The shipyard was once one of the state’s largest employers, building vessels for the U.S. Navy and others for nearly 100 years. But the last ship rolled off its docks more than a decade ago. What was left on the 254-acre site has required millions of dollars in environmental remediation and still will need substantial capital.

While the Port of South Louisiana’s objective of maximizing the site’s potential got a warm reception, a range of business and political leaders expressed doubts from the outset about the $445 million price tag. The skeptics have included Gov. John Bel Edwards, a key member of the Bond Commission.

Henry “Tut” Kinney, a New Orleans-based lawyer who has worked on major port and infrastructure deals, has tracked the proposed Avondale deal closely. He said he cannot see how it could pass muster with the Bond Commission given the terms that have been made public.

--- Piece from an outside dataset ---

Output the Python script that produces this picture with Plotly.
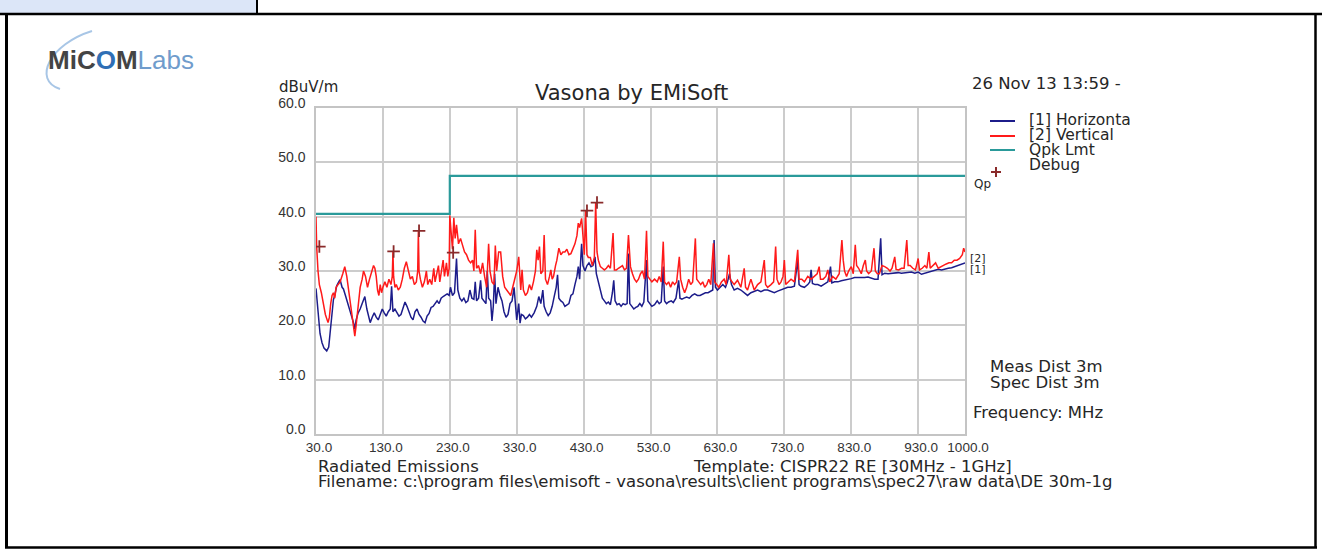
import plotly.graph_objects as go

# ---------------- data ----------------
h_freq = [30,32,34,36,39,42,46,49,51,53,56,58,61,64,66,69,71,74,76,79,83,86,88,90,93,96,99,103,106,108,111,114,117,120,123,126,129,132,135,138,141,143,145,148,151,154,157,160,163,166,169,172,175,178,181,184,187,190,193,196,199,202,205,208,211,214,217,220,223,226,229,231,234,237,240,242,245,248,251,254,257,260,263,266,268,270,273,276,278,281,284,286,288,291,293,295,297,299,302,305,308,311,314,317,320,323,326,328,330,333,335,337,340,343,346,349,352,356,360,363,366,369,371,374,377,380,383,386,389,391,393,396,399,402,405,408,411,414,417,420,422,424,427,429,432,435,438,441,444,447,449,452,455,458,461,464,467,470,473,475,477,480,483,486,489,492,495,497,499,502,505,508,511,514,517,520,524,526,529,532,536,540,543,546,549,551,554,557,561,564,568,572,574,577,580,584,588,592,596,600,604,608,612,616,620,623,625,627,630,634,638,642,645,648,651,655,660,665,670,675,680,685,690,695,700,705,710,715,720,725,730,735,740,745,750,752,755,760,765,768,770,772,776,780,785,790,795,799,801,805,810,815,820,825,830,835,840,845,850,855,860,865,870,874,876,880,885,890,895,900,905,910,915,920,925,930,935,940,945,950,955,960,965,970,975,980,985,990,995,1000]
h_level = [26.8,24.0,20.5,18.5,16.8,15.8,15.3,16.0,18.5,21.5,24.7,25.5,27.3,28.0,28.4,27.0,26.7,25.5,24.7,23.5,21.7,20.5,19.3,21.0,22.3,23.0,24.0,25.3,23.0,22.0,20.5,21.5,22.3,21.5,21.0,22.0,23.0,22.3,21.7,22.5,23.0,27.2,22.5,23.0,22.3,21.7,22.0,23.3,24.3,23.5,22.5,21.5,21.0,22.5,23.0,22.0,21.5,20.8,20.5,21.7,22.2,23.3,23.5,24.0,24.5,24.0,25.0,25.3,25.5,25.8,25.5,27.0,25.5,26.0,32.3,26.5,25.0,24.5,25.0,24.2,24.5,26.5,25.0,24.8,28.0,24.5,25.0,28.3,25.0,24.5,24.0,30.0,25.0,24.5,20.8,23.5,29.5,24.0,27.0,25.5,24.5,22.5,21.5,22.0,24.0,24.5,27.0,24.0,21.0,24.0,20.4,22.0,21.8,21.2,21.5,22.0,21.5,22.3,23.5,25.3,24.0,26.5,23.5,22.5,21.8,22.3,23.5,25.3,27.0,29.3,25.0,24.5,24.2,23.5,23.8,24.0,25.5,25.8,27.5,29.0,30.8,28.5,35.0,31.0,30.0,31.0,31.5,30.8,31.0,32.6,29.5,28.0,26.5,25.0,24.5,24.0,24.3,23.8,26.0,28.3,24.5,23.8,24.0,23.5,24.0,23.8,24.0,33.2,24.0,23.5,23.0,23.3,23.5,24.0,23.5,24.3,32.0,24.5,24.0,23.5,23.8,24.5,24.0,24.3,30.8,24.5,24.0,24.3,24.5,24.2,25.0,28.3,25.0,24.8,25.0,25.2,25.0,25.5,25.8,25.5,25.5,25.8,26.0,26.0,26.3,26.5,35.7,27.0,26.5,27.0,27.5,27.0,28.0,29.5,27.5,26.5,26.8,26.5,26.0,25.5,26.0,26.3,26.5,26.2,26.5,26.5,26.2,26.0,26.3,26.5,26.8,27.0,27.0,27.2,32.0,27.5,27.2,27.0,27.5,28.0,30.2,27.7,27.5,27.5,27.2,27.6,28.0,30.8,27.8,28.0,28.0,28.2,28.3,28.5,28.6,28.8,28.8,28.7,28.8,28.9,28.7,28.5,28.5,36.0,29.3,29.6,29.5,29.6,29.6,29.7,29.6,29.7,29.7,29.8,29.6,29.8,29.4,29.6,29.8,30.0,30.1,30.3,30.2,30.4,30.5,30.6,30.8,31.0,31.2,31.5]

v_freq = [30,31,33,35,38,41,44,48,50,52,54,56,58,60,63,66,70,73,76,78,80,83,86,88,90,93,96,99,101,104,107,110,113,116,118,120,122,124,126,128,130,133,136,139,142,144,145,146,148,150,153,156,159,162,165,168,171,174,177,180,182,183,184,186,189,192,195,197,200,203,206,208,211,213,215,218,220,222,225,227,229,230,232,234,236,238,240,243,246,249,252,255,258,261,264,266,268,270,273,276,279,282,285,288,290,293,296,298,300,303,306,309,312,315,318,321,324,327,330,333,336,338,340,343,346,349,352,355,358,360,362,364,366,369,371,373,376,379,381,383,385,388,390,393,396,399,402,405,408,411,414,417,420,422,424,427,429,431,433,435,437,440,443,446,448,450,452,455,458,461,464,467,470,474,476,479,482,485,488,491,494,497,500,503,506,509,512,515,518,521,524,526,529,532,536,540,543,546,549,551,554,557,560,563,566,569,573,575,578,581,584,587,590,593,597,599,602,605,608,611,614,617,620,624,626,629,632,636,640,643,647,649,652,655,660,665,670,672,675,680,685,690,695,700,702,705,710,714,717,719,722,725,728,730,732,736,740,745,750,752,756,760,765,770,775,779,782,784,788,792,795,798,802,807,812,814,816,818,820,823,826,830,833,836,838,841,845,848,851,853,856,860,864,866,869,872,876,880,884,888,891,895,897,901,905,909,913,915,918,922,926,930,932,936,940,943,946,948,952,956,960,964,968,972,976,980,984,988,992,996,998,1000]
v_level = [40.0,34.5,30.0,27.5,26.0,24.0,22.0,20.5,21.5,24.0,25.5,26.0,25.0,27.0,27.5,28.0,29.5,30.8,29.0,27.0,25.0,22.0,19.3,18.0,20.0,24.0,27.0,28.5,30.0,29.0,27.0,28.5,30.0,31.0,30.5,29.0,26.5,25.5,27.5,26.0,27.0,28.0,27.0,28.5,27.5,29.0,33.5,29.0,27.0,27.5,26.5,27.0,28.5,30.5,31.7,30.0,28.5,29.0,27.5,28.0,30.0,37.3,30.0,28.5,27.0,28.0,30.0,27.5,28.5,27.5,30.5,28.0,29.5,31.0,28.0,30.5,32.0,29.0,31.5,29.0,30.5,40.2,37.0,34.0,39.8,36.0,38.5,35.0,36.0,34.5,33.5,33.0,32.0,31.5,32.0,30.0,37.6,30.5,31.0,29.5,31.5,29.0,27.0,35.0,30.0,28.0,27.5,34.7,30.0,33.5,33.5,29.0,27.0,26.5,26.0,25.5,27.0,28.5,30.0,32.6,26.5,30.2,26.5,25.5,26.0,27.5,26.5,28.0,30.0,33.9,32.0,34.5,29.5,30.0,36.6,28.5,27.5,29.0,30.2,28.5,29.0,31.0,32.0,34.2,33.0,33.5,33.5,34.0,33.0,33.2,34.0,35.0,36.5,38.8,38.0,39.7,36.5,33.0,41.1,33.0,32.5,32.5,31.0,32.5,42.5,33.5,32.0,30.8,30.5,30.2,30.5,31.0,30.5,37.0,30.2,30.2,30.5,30.8,31.0,30.2,30.5,36.6,30.8,29.5,28.5,28.0,28.5,29.5,30.0,28.5,37.4,29.0,28.5,28.0,28.5,28.0,29.0,28.0,35.4,28.0,27.5,28.0,27.0,28.0,27.5,28.0,32.6,28.5,27.0,26.0,27.0,28.5,27.5,28.0,36.0,28.5,28.0,27.5,28.0,27.0,27.5,28.5,27.5,35.1,28.0,27.5,27.0,28.0,28.5,27.5,33.0,28.5,28.0,27.5,28.3,27.0,30.5,27.0,26.5,28.5,26.5,27.5,28.0,32.0,27.5,27.0,27.5,28.0,34.5,28.5,27.5,28.0,29.0,32.0,27.5,28.0,28.5,28.0,33.9,28.5,28.5,28.0,29.0,28.5,29.0,29.5,30.8,28.5,28.5,29.0,30.2,28.0,29.0,28.5,29.5,32.0,35.7,32.0,30.0,29.0,30.0,30.8,29.5,34.8,31.0,30.5,29.5,31.0,32.0,30.0,29.5,30.0,34.2,30.0,29.5,29.5,31.0,30.8,30.5,30.0,30.5,32.6,30.3,30.2,30.5,30.5,35.7,31.0,31.0,30.5,30.2,32.3,30.2,30.5,31.0,30.5,33.5,30.5,31.0,31.5,30.5,30.8,31.0,31.3,31.5,31.5,32.0,32.0,32.3,33.0,34.2,33.5]

limit_freq = [30, 230, 1000]
limit_level = [40.5, 47.5, 47.5]

debug_freq = [35, 146, 184, 235, 435, 450]
debug_level = [34.5, 33.6, 37.4, 33.4, 41.1, 42.6]

x_ticks = [30, 130, 230, 330, 430, 530, 630, 730, 830, 930, 1000]
x_ticktext = ["30.0", "130.0", "230.0", "330.0", "430.0", "530.0", "630.0", "730.0", "830.0", "930.0", "1000.0"]
y_ticks = [0, 10, 20, 30, 40, 50, 60]
y_ticktext = ["0.0", "10.0", "20.0", "30.0", "40.0", "50.0", "60.0"]

# ---------------- layout helpers ----------------
W, H = 1322, 560
X0, X1, Y0, Y1 = 316, 965, 108, 434


def px(x):
    return (x - X0) / (X1 - X0)


def py(y):
    return (Y1 - y) / (Y1 - Y0)


BLUE = "#1c1c8a"
RED = "#ff1a1a"
TEAL = "#2a9a9a"
DBG = "#8a2a2a"
TXT = "#262626"
FONT = "DejaVu Sans"

fig = go.Figure()
fig.add_trace(go.Scatter(x=h_freq, y=h_level, mode="lines", line=dict(color=BLUE, width=1.5), name="[1] Horizontal"))
fig.add_trace(go.Scatter(x=v_freq, y=v_level, mode="lines", line=dict(color=RED, width=1.5), name="[2] Vertical"))
fig.add_trace(go.Scatter(x=limit_freq, y=limit_level, mode="lines", line=dict(color=TEAL, width=2.2, shape="hv"), name="Qpk Lmt"))
fig.add_trace(go.Scatter(x=debug_freq, y=debug_level, mode="markers",
                         marker=dict(symbol="cross-thin", size=9, line=dict(color=DBG, width=1.8)), name="Debug"))

ann = []


def text(x, y, s, size=16, anchor="left", color=TXT, family=FONT):
    ann.append(dict(x=px(x), y=py(y), xref="paper", yref="paper", text=s, showarrow=False,
                    xanchor=anchor, yanchor="middle", font=dict(family=family, size=size, color=color)))


text(631, 93, "Vasona by EMiSoft", 21, "center")
text(277, 87, "dBuV/m", 15)
text(970, 83, "26 Nov 13 13:59 -", 16.5)
text(1027, 120, "[1] Horizonta", 15.5)
text(1027, 135, "[2] Vertical", 15.5)
text(1027, 150, "Qpk Lmt", 15.5)
text(1027, 165, "Debug", 15.5)
text(972, 184, "Qp", 12)
text(968, 258, "[2]", 11)
text(968, 269, "[1]", 11)
text(988, 366, "Meas Dist 3m", 16.5)
text(988, 382, "Spec Dist 3m", 16.5)
text(971, 412, "Frequency: MHz", 16.5)
text(316, 466, "Radiated Emissions", 16.5)
text(691, 466, "Template: CISPR22 RE [30MHz - 1GHz]", 16.5)
text(316, 481, "Filename: c:\\program files\\emisoft - vasona\\results\\client programs\\spec27\\raw data\\DE 30m-1g", 16.5)

# logo
ann.append(dict(x=px(46), y=py(60), xref="paper", yref="paper", showarrow=False, xanchor="left", yanchor="middle",
                text="<b><span style='color:#444444'>MiC</span><span style='color:#2f6fb5'>O</span>"
                     "<span style='color:#444444'>M</span></b><span style='color:#6f9ccc'>Labs</span>",
                font=dict(family="Liberation Sans", size=26)))

shapes = []


def line(xa, ya, xb, yb, color, width):
    shapes.append(dict(type="line", xref="paper", yref="paper", x0=px(xa), y0=py(ya), x1=px(xb), y1=py(yb),
                       line=dict(color=color, width=width)))


# legend symbols
line(990, 121, 1015, 121, BLUE, 2)
line(990, 136, 1015, 136, RED, 2)
line(990, 150, 1015, 150, TEAL, 2)
line(991, 172, 1001, 172, DBG, 2)
line(996, 167, 996, 177, DBG, 2)

# logo swoosh
shapes.append(dict(type="path", xref="paper", yref="paper",
                   path=f"M {px(92)},{py(31)} C {px(50)},{py(44)} {px(32)},{py(80)} {px(60)},{py(89)}",
                   line=dict(color="#a8c6e6", width=2)))

# document frame
shapes.append(dict(type="rect", xref="paper", yref="paper", x0=px(-2), y0=py(-2), x1=px(257), y1=py(14),
                   fillcolor="#dce6f8", line=dict(color="black", width=2), layer="below"))
line(0, 14, 1322, 14, "black", 2.5)
line(257, 0, 257, 14, "black", 2)
line(6.5, 14, 6.5, 548, "black", 3)
line(1315.5, 14, 1315.5, 548, "black", 2.5)
line(5, 547.5, 1317, 547.5, "black", 2.5)

fig.update_layout(
    width=W, height=H,
    margin=dict(l=X0, r=W - X1, t=Y0, b=H - Y1),
    paper_bgcolor="white", plot_bgcolor="white",
    showlegend=False,
    annotations=ann, shapes=shapes,
)
fig.update_xaxes(range=[30, 1000], tickvals=x_ticks, ticktext=x_ticktext, showgrid=True, gridcolor="#cccccc",
                 gridwidth=1.5, showline=True, linecolor="#c4c4c4", linewidth=1.5, mirror=True, zeroline=False,
                 ticks="", ticklabelshift=3, ticklabelstandoff=0,
                 tickfont=dict(family="Liberation Sans", size=13.5, color="#333333"))
fig.update_yaxes(range=[0, 60], tickvals=y_ticks, ticktext=y_ticktext, showgrid=True, gridcolor="#cccccc",
                 gridwidth=1.5, showline=True, linecolor="#c4c4c4", linewidth=1.5, mirror=True, zeroline=False,
                 ticks="", ticklabelshift=-5, ticklabelstandoff=6,
                 tickfont=dict(family="Liberation Sans", size=14, color="#333333"))

fig.write_html("out.html", config={"displayModeBar": False},
               post_script="document.body.style.margin='0';document.body.style.overflow='hidden';")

“There are no hard financial data that would support the purchase price or the repayment of the debt,” Kinney said. “In my opinion, it would be virtually impossible to pass the scrutiny of the Bond Commission.”

According to the agreement signed by Matthews, the Port of South Louisiana agreed to pay T. Parker Host the lesser of $500 million or the value of a subsequent third-party appraisal, which pegged the asset’s value at $445 million. That appraisal, conducted by Baton Rouge firm Cook, Moore, Davenport & Associates, was based on bullish projections of Avondale’s potential income over the next eight years, which were calculated from financial data that largely came from T. Parker Host.